--- BEGIN ---

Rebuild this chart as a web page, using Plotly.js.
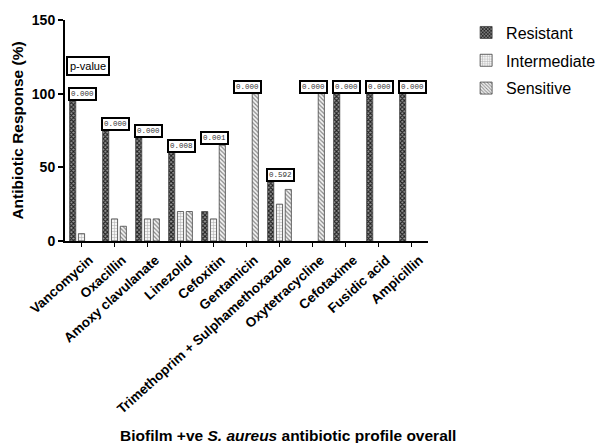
<!DOCTYPE html>
<html><head><meta charset="utf-8">
<script src="https://cdn.plot.ly/plotly-3.0.1.min.js"></script>
<style>html,body{margin:0;padding:0;background:#fff}#chart{width:598px;height:443px}</style>
</head><body><div id="chart"></div>
<script>
const categories = ["Vancomycin","Oxacillin","Amoxy clavulanate","Linezolid","Cefoxitin","Gentamicin","Trimethoprim + Sulphamethoxazole","Oxytetracycline","Cefotaxime","Fusidic acid","Ampicillin"];
const resistant    = [95, 75, 70, 60, 20, 0, 40, 0, 100, 100, 100];
const intermediate = [5, 15, 15, 20, 15, 0, 25, 0, 0, 0, 0];
const sensitive    = [0, 10, 15, 20, 65, 100, 35, 100, 0, 0, 0];
const pValues = ["0.000","0.000","0.000","0.008","0.001","0.000","0.592","0.000","0.000","0.000","0.000"];
const yTicks = [0, 50, 100, 150];

const idx = categories.map((c,i)=>i);
function tr(name, y, pattern){
  return {type:'bar', name:name, x:idx, y:y.map(v=>v===0?null:v), legendgroup:name,
    marker:{color:'#fff', pattern:pattern, line:{color:'#444', width:0.8}}};
}
const data = [
  tr('Resistant', resistant, {shape:'x', size:3, solidity:0.6, fgcolor:'#222', bgcolor:'#999', fillmode:'replace'}),
  tr('Intermediate', intermediate, {shape:'+', size:3, solidity:0.3, fgcolor:'#aaa', bgcolor:'#f4f4f4', fillmode:'replace'}),
  tr('Sensitive', sensitive, {shape:'\\', size:3, solidity:0.4, fgcolor:'#888', bgcolor:'#f4f4f4', fillmode:'replace'})
];

const annotations = pValues.map((p,i)=>({
  xref:'x', yref:'y', x:i-0.42, y:Math.max(resistant[i],intermediate[i],sensitive[i]),
  xanchor:'left', yanchor:'bottom', text:p, showarrow:false,
  font:{family:'Liberation Mono, monospace', size:7.5, color:'#333'},
  bgcolor:'#fff', bordercolor:'#000', borderwidth:2, borderpad:1
}));
annotations.push({xref:'x', yref:'y', x:-0.47, y:119, xanchor:'left', yanchor:'middle',
  text:'p-value', showarrow:false, font:{family:'Arial, Liberation Sans', size:11, color:'#000'},
  bgcolor:'#fff', bordercolor:'#000', borderwidth:2, borderpad:2});
annotations.push({xref:'paper', yref:'paper', x:0.614, y:-0.88, xanchor:'center', yanchor:'middle',
  showarrow:false, text:'<b>Biofilm +ve <i>S. aureus</i> antibiotic profile overall</b>',
  font:{family:'Arial, Liberation Sans', size:15.5, color:'#000'}});

const layout = {
  width:598, height:443,
  margin:{l:65, r:170, t:20, b:202, autoexpand:false},
  paper_bgcolor:'#fff', plot_bgcolor:'#fff',
  barmode:'group', bargap:0.2, bargroupgap:0.3,
  showlegend:true,
  legend:{x:1.105, xanchor:'left', y:1.02, yanchor:'top', traceorder:'grouped', tracegroupgap:4,
    font:{family:'Arial, Liberation Sans', size:16, color:'#000'}},
  xaxis:{range:[-0.5,10.5], tickmode:'array', tickvals:idx, ticktext:categories, tickangle:-42,
    showline:true, linecolor:'#000', linewidth:2, ticks:'outside', ticklen:4, tickwidth:1.5, tickcolor:'#000',
    showgrid:false, zeroline:false, ticklabelshift:8,
    tickfont:{family:'Arial, Liberation Sans', size:13.5, color:'#000', weight:'bold'}},
  yaxis:{range:[0,150], tickmode:'array', tickvals:yTicks, showline:true, linecolor:'#000', linewidth:2,
    ticks:'outside', ticklen:5, tickwidth:2, tickcolor:'#000', showgrid:false, zeroline:false,
    tickfont:{family:'Arial, Liberation Sans', size:14, color:'#000', weight:'bold'},
    title:{text:'<b>Antibiotic Response (%)</b>', standoff:4, font:{family:'Arial, Liberation Sans', size:15.5, color:'#000'}}},
  annotations:annotations
};
Plotly.newPlot('chart', data, layout, {displayModeBar:false, staticPlot:true});
</script></body></html>
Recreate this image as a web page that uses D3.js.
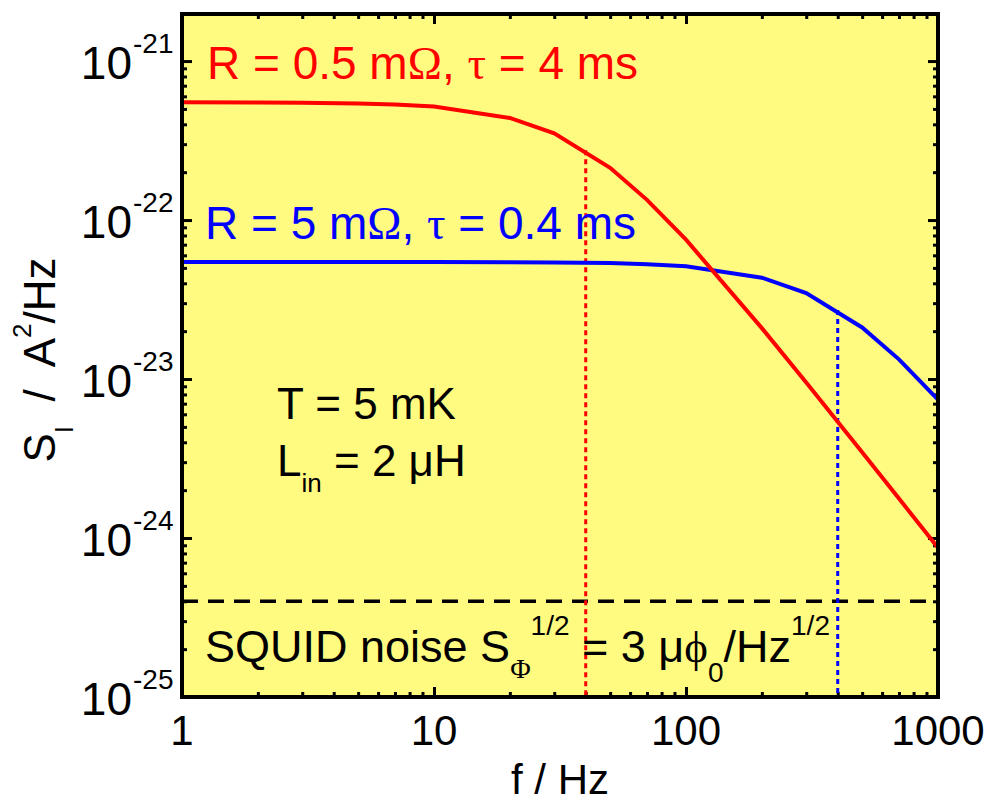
<!DOCTYPE html>
<html><head><meta charset="utf-8">
<script src="https://cdn.jsdelivr.net/npm/d3@7"></script>
<style>body{margin:0;background:#fff}text{font-family:"Liberation Sans",Arial,sans-serif;white-space:pre}</style>
</head><body>
<svg id="c" width="994" height="803"></svg>
<script>
// data
const freq = [1,2,3,5,7,10,20,30,50,70,100,200,300,500,700,1000];
const redS = [5.50e-22,5.49e-22,5.47e-22,5.41e-22,5.33e-22,5.17e-22,4.39e-22,3.51e-22,2.13e-22,1.34e-22,7.52e-23,2.09e-23,9.51e-24,3.46e-24,1.77e-24,8.69e-25];
const blueS = [5.44e-23,5.44e-23,5.44e-23,5.44e-23,5.44e-23,5.44e-23,5.43e-23,5.41e-23,5.36e-23,5.28e-23,5.12e-23,4.34e-23,3.47e-23,2.11e-23,1.33e-23,7.43e-24];
const cornerF = [40, 400];
const cornerS = [2.75e-22, 2.72e-23];
const cornerColors = ["#ff0000", "#0000ff"];
const squidLevel = 4e-25;
const xTickLabels = ["1","10","100","1000"];
const xTickValues = [1,10,100,1000];
const yTickExps = [-21,-22,-23,-24,-25];

const svg = d3.select("#c");
const L=182, R=938, T=14, B=697;
const x = d3.scaleLog().domain([1,1000]).range([L,R]);
const y = d3.scaleLog().domain([1e-25, Math.pow(10,-20.704)]).range([B,T]);

svg.append("rect").attr("x",L).attr("y",T).attr("width",R-L).attr("height",B-T).attr("fill","#fffb80");

// minor/major ticks
const xt = [], yt = [];
for (let d=1; d<=100; d*=10) for (let m=1;m<=9;m++) xt.push({v:d*m, major:m===1});
xt.push({v:1000, major:true});
for (let e=-25; e<=-21; e++) for (let m=1;m<=9;m++){ const v=m*Math.pow(10,e); if (v<=y.domain()[1]) yt.push({v, major:m===1}); }

const bottomAxis = d3.axisBottom(x).tickValues(xt.map(d=>d.v)).tickFormat("").tickSizeOuter(0);
const topAxis = d3.axisTop(x).tickValues(xt.map(d=>d.v)).tickFormat("").tickSizeOuter(0);
const leftAxis = d3.axisLeft(y).tickValues(yt.map(d=>d.v)).tickFormat("").tickSizeOuter(0);
const rightAxis = d3.axisRight(y).tickValues(yt.map(d=>d.v)).tickFormat("").tickSizeOuter(0);
function styleAxis(g, ticks, dir){
  g.select(".domain").remove();
  g.selectAll(".tick line").each(function(d,i){
    const len = ticks[i].major ? 10 : 5;
    const s = d3.select(this).attr("stroke","#000").attr("stroke-width",3);
    if (dir==="b") s.attr("y2",-len);
    if (dir==="t") s.attr("y2",len);
    if (dir==="l") s.attr("x2",len);
    if (dir==="r") s.attr("x2",-len);
  });
}
svg.append("g").attr("transform",`translate(0,${B})`).call(bottomAxis).call(g=>styleAxis(g,xt,"b"));
svg.append("g").attr("transform",`translate(0,${T})`).call(topAxis).call(g=>styleAxis(g,xt,"t"));
svg.append("g").attr("transform",`translate(${L},0)`).call(leftAxis).call(g=>styleAxis(g,yt,"l"));
svg.append("g").attr("transform",`translate(${R},0)`).call(rightAxis).call(g=>styleAxis(g,yt,"r"));

// SQUID dashed level
svg.append("line").attr("x1",L).attr("x2",R).attr("y1",y(squidLevel)).attr("y2",y(squidLevel))
  .attr("stroke","#000").attr("stroke-width",3.5).attr("stroke-dasharray","16,10");

// corner dotted lines
cornerF.forEach((f,i)=>{
  svg.append("line").attr("x1",x(f)).attr("x2",x(f)).attr("y1",y(cornerS[i])).attr("y2",B)
    .attr("stroke",cornerColors[i]).attr("stroke-width",3).attr("stroke-dasharray","5,4");
});

// curves
const line = d3.line().x(d=>x(d[0])).y(d=>y(d[1]));
svg.append("path").datum(freq.map((f,i)=>[f,blueS[i]])).attr("d",line).attr("fill","none").attr("stroke","#0000ff").attr("stroke-width",4);
svg.append("path").datum(freq.map((f,i)=>[f,redS[i]])).attr("d",line).attr("fill","none").attr("stroke","#ff0000").attr("stroke-width",4);

// frame
svg.append("rect").attr("x",L).attr("y",T).attr("width",R-L).attr("height",B-T).attr("fill","none").attr("stroke","#000").attr("stroke-width",4);

// x tick labels
xTickValues.forEach((v,i)=>{
  svg.append("text").attr("x",x(v)).attr("y",745).attr("text-anchor","middle").attr("font-size",42).text(xTickLabels[i]);
});
// y tick labels
yTickExps.forEach(e=>{
  const yy = y(Math.pow(10,e));
  svg.append("text").attr("x",132).attr("y",yy+18).attr("text-anchor","end").attr("font-size",46).text("10");
  svg.append("text").attr("x",133).attr("y",yy-8).attr("text-anchor","start").attr("font-size",28).text(String(e));
});

// axis titles
svg.append("text").attr("x",560).attr("y",794).attr("text-anchor","middle").attr("font-size",42).text("f / Hz");
const yt2 = svg.append("text").attr("transform","translate(55,360) rotate(-90)").attr("text-anchor","middle").attr("font-size",44);
yt2.append("tspan").text("S");
yt2.append("tspan").attr("font-size",26).attr("dy",18).text("I");
yt2.append("tspan").attr("dy",-18).text("  /  A");
yt2.append("tspan").attr("font-size",26).attr("dy",-24).text("2");
yt2.append("tspan").attr("dy",24).text("/Hz");

// annotations
const serif = "Liberation Serif, Times New Roman, serif";
const t1 = svg.append("text").attr("x",207).attr("y",79).attr("font-size",46).attr("fill","#ff0000");
t1.append("tspan").text("R = 0.5 m");
t1.append("tspan").style("font-family",serif).text("Ω");
t1.append("tspan").text(", ");
t1.append("tspan").style("font-family",serif).text("τ");
t1.append("tspan").text(" = 4 ms");

const t2 = svg.append("text").attr("x",205).attr("y",239).attr("font-size",46).attr("fill","#0000ff");
t2.append("tspan").text("R = 5 m");
t2.append("tspan").style("font-family",serif).text("Ω");
t2.append("tspan").text(", ");
t2.append("tspan").style("font-family",serif).text("τ");
t2.append("tspan").text(" = 0.4 ms");

svg.append("text").attr("x",277).attr("y",419).attr("font-size",44).text("T = 5 mK");
const t3 = svg.append("text").attr("x",277).attr("y",476).attr("font-size",44);
t3.append("tspan").text("L");
t3.append("tspan").attr("font-size",26).attr("dy",16).text("in");
t3.append("tspan").attr("dy",-16).text(" = 2 μH");

const t4 = svg.append("text").attr("x",205).attr("y",662).attr("font-size",45);
t4.append("tspan").text("SQUID noise S");
t4.append("tspan").attr("font-size",28).attr("dy",16).style("font-family",serif).text("Φ");
t4.append("tspan").attr("font-size",28).attr("dy",-43).text("1/2");
t4.append("tspan").attr("dy",27).text(" = 3 μ");
t4.append("tspan").style("font-family",serif).text("ϕ");
t4.append("tspan").attr("font-size",28).attr("dy",20).text("0");
t4.append("tspan").attr("dy",-20).text("/Hz");
t4.append("tspan").attr("font-size",28).attr("dy",-27).text("1/2");
</script>
</body></html>
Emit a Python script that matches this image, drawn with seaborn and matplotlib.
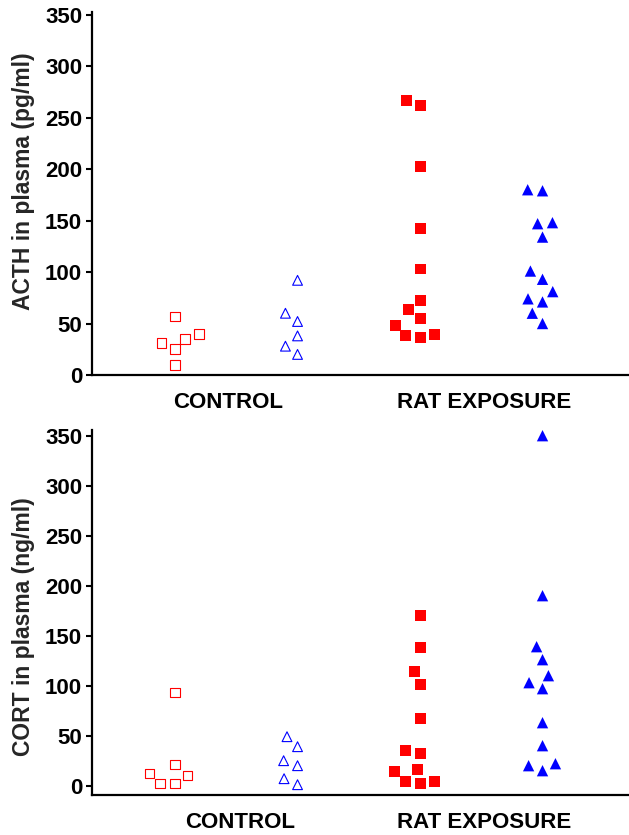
import matplotlib
matplotlib.use("Agg")
import matplotlib.pyplot as plt
from matplotlib.markers import MarkerStyle
from matplotlib.transforms import Affine2D
import seaborn as sns
import pandas as pd

# Plasma hormone levels per animal
groups = ["ctrl_sq", "ctrl_tri", "rat_sq", "rat_tri"]
group_labels = ["CONTROL", "RAT EXPOSURE"]

acth_ctrl_sq = [57, 40, 31, 35, 25, 10]
acth_ctrl_tri = [92, 60, 52, 38, 28, 20]
acth_rat_sq = [262, 267, 203, 142, 103, 72, 64, 55, 48, 39, 36, 38]
acth_rat_tri = [179, 180, 148, 147, 134, 101, 93, 81, 74, 71, 60, 50]

cort_ctrl_sq = [93, 21, 10, 12, 2, 2]
cort_ctrl_tri = [49, 39, 25, 20, 7, 1]
cort_rat_sq = [170, 138, 114, 101, 67, 35, 32, 16, 14, 4, 2, 4]
cort_rat_tri = [350, 190, 139, 126, 110, 103, 97, 63, 40, 22, 20, 15]

y_ticks = [0, 50, 100, 150, 200, 250, 300, 350]

sns.set_style("ticks")
plt.rcParams["font.family"] = ["Liberation Sans", "DejaVu Sans"]
plt.rcParams["font.weight"] = "bold"


def shrunk(marker, factor):
    # glyph drawn smaller than its nominal size, so the swarm keeps a gap
    return MarkerStyle(marker, transform=Affine2D().scale(factor))


styles = {
    "ctrl_sq": dict(marker=shrunk("s", 0.735), color="#ff0000",
                    facecolor="none", edgecolor="#ff0000",
                    linewidth=0.8, size=9.4),
    "ctrl_tri": dict(marker=shrunk("^", 0.75), color="#0000ff",
                     facecolor="none", edgecolor="#0000ff",
                     linewidth=0.8, size=9.4),
    "rat_sq": dict(marker=shrunk("s", 0.775), color="#ff0000",
                   edgecolor="none", linewidth=0, size=10.2),
    "rat_tri": dict(marker=shrunk("^", 0.8), color="#0000ff",
                    edgecolor="none", linewidth=0, size=10.2),
}

W, H = 629, 835
fig = plt.figure(figsize=(W / 100, H / 100), dpi=100)
ax_top = fig.add_axes([92 / W, 1 - 375 / H, 537 / W, 363.3 / H])
ax_bot = fig.add_axes([92 / W, 1 - 795 / H, 537 / W, 365 / H])


def draw_panel(ax, series, ylabel, ylim, label_xpos, label_coords):
    for key, vals in zip(groups, series):
        df = pd.DataFrame({"group": key, "value": vals})
        sns.swarmplot(data=df, x="group", y="value", order=groups, ax=ax,
                      zorder=3, **styles[key])
    ax.set_xlim(-0.678, 3.706)
    ax.set_ylim(*ylim)
    ax.set_yticks(y_ticks)
    ax.set_yticklabels([str(t) for t in y_ticks])
    ax.set_xticks(label_xpos)
    ax.set_xticklabels(group_labels)
    ax.set_xlabel("")
    ax.set_ylabel(ylabel, fontsize=16.5, fontweight="bold", va="center")
    ax.yaxis.set_label_coords(*label_coords)
    for side in ("top", "right"):
        ax.spines[side].set_visible(False)
    for side in ("left", "bottom"):
        ax.spines[side].set_linewidth(1.6)
        ax.spines[side].set_color("black")
    ax.tick_params(axis="y", length=4.3, width=1.5, pad=2.8,
                   labelsize=16, colors="black")
    ax.tick_params(axis="x", length=0, pad=12, labelsize=16, colors="black")
    for t in ax.get_xticklabels() + ax.get_yticklabels():
        t.set_fontweight("bold")


draw_panel(ax_top, [acth_ctrl_sq, acth_ctrl_tri, acth_rat_sq, acth_rat_tri],
           "ACTH in plasma (pg/ml)", (0, 353), [0.43, 2.52], (-0.127, 0.534))
draw_panel(ax_bot, [cort_ctrl_sq, cort_ctrl_tri, cort_rat_sq, cort_rat_tri],
           "CORT in plasma (ng/ml)", (-9.3, 355.7), [0.53, 2.52], (-0.127, 0.46))

fig.savefig("out.png", dpi=100)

--- END ---

Copy word for word every line from the one with "Recreate this image" through the one with "for (let e=-25;", including both. No pictures belong in the copy.

Recreate this image as a web page that uses D3.js.
<!DOCTYPE html>
<html><head><meta charset="utf-8">
<script src="https://cdn.jsdelivr.net/npm/d3@7"></script>
<style>body{margin:0;background:#fff}text{font-family:"Liberation Sans",Arial,sans-serif;white-space:pre}</style>
</head><body>
<svg id="c" width="994" height="803"></svg>
<script>
// data
const freq = [1,2,3,5,7,10,20,30,50,70,100,200,300,500,700,1000];
const redS = [5.50e-22,5.49e-22,5.47e-22,5.41e-22,5.33e-22,5.17e-22,4.39e-22,3.51e-22,2.13e-22,1.34e-22,7.52e-23,2.09e-23,9.51e-24,3.46e-24,1.77e-24,8.69e-25];
const blueS = [5.44e-23,5.44e-23,5.44e-23,5.44e-23,5.44e-23,5.44e-23,5.43e-23,5.41e-23,5.36e-23,5.28e-23,5.12e-23,4.34e-23,3.47e-23,2.11e-23,1.33e-23,7.43e-24];
const cornerF = [40, 400];
const cornerS = [2.75e-22, 2.72e-23];
const cornerColors = ["#ff0000", "#0000ff"];
const squidLevel = 4e-25;
const xTickLabels = ["1","10","100","1000"];
const xTickValues = [1,10,100,1000];
const yTickExps = [-21,-22,-23,-24,-25];

const svg = d3.select("#c");
const L=182, R=938, T=14, B=697;
const x = d3.scaleLog().domain([1,1000]).range([L,R]);
const y = d3.scaleLog().domain([1e-25, Math.pow(10,-20.704)]).range([B,T]);

svg.append("rect").attr("x",L).attr("y",T).attr("width",R-L).attr("height",B-T).attr("fill","#fffb80");

// minor/major ticks
const xt = [], yt = [];
for (let d=1; d<=100; d*=10) for (let m=1;m<=9;m++) xt.push({v:d*m, major:m===1});
xt.push({v:1000, major:true});
for (let e=-25; e<=-21; e++) for (let m=1;m<=9;m++){ const v=m*Math.pow(10,e); if (v<=y.domain()[1]) yt.push({v, major:m===1}); }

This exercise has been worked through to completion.